Re: [PATCH 2/2] sched/fair: util_est: add running_sum tracking

From: Patrick Bellasi
Date: Wed Jun 06 2018 - 06:38:31 EST


Hi Vincent,

On 06-Jun 10:26, Vincent Guittot wrote:

[...]

> For the above 2 tasks of the example example we have the pattern
>
> Task 1
> state RRRRSSSSSSERRRRSSSSSSERRRRSSSSSS
> util_avg AAAADDDDDD AAAADDDDDD AAAADDDDDD
>
> Task 2
> state WWWWRRRRSSEWWWWRRRRSSEWWWWRRRRSS
> util_avg DDDDAAAADD DDDDAAAADD DDDDAAAADD
> running_avg AAAADDC AAAADDC AAAADD
>
> R : Running 1ms, S: Sleep 1ms , W: Wait 1ms, E: Enqueue event
> A: Accumulate 1ms, D: Decay 1ms, C: Copy util_avg value
>
> the util_avg of T1 and T2 have the same pattern which is:
> AAAADDDDDDAAAADDDDDDAAAADDDDDD
> and as a result, the same value which represents their utilization
>
> For the running_avg of T2, there is only 2 decays aftert the last running
> phase and before the next enqueue
> so the pattern will be AAAADDAAAA
> instead of the AAAADDDDDDAAAA
>
> the runninh_avg will report a higher value than reality

Right!... Your example above is really useful, thanks.
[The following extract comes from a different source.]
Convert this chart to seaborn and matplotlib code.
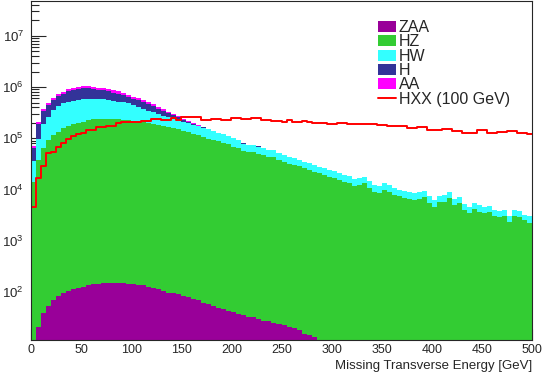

Reasoning on the same line, we can easily see that a 50% CFS task
co-scheduled with a 50% RT task, which delays the CFS one and has the
same period, will make the CFS task appear as a 100% task.

Which is definitively not what we want to sample as estimated
utilization.

The good news, if we like, is instead that util_avg is already
correctly reporting 50% at the end of each activation and thus, when
we collect util_est samples we already have the best utilization value
we can collect for a task.

The only time we collect "wrong" estimation samples is when there
is not idle time, thus eventually util_est should be improved by
discarding samples in that cases... but I'm not entirely sure if and
how we can detect them.

Or just to ensure we have idle time... as you are proposing in
the other thread.

Thanks again for pointing out the issue above.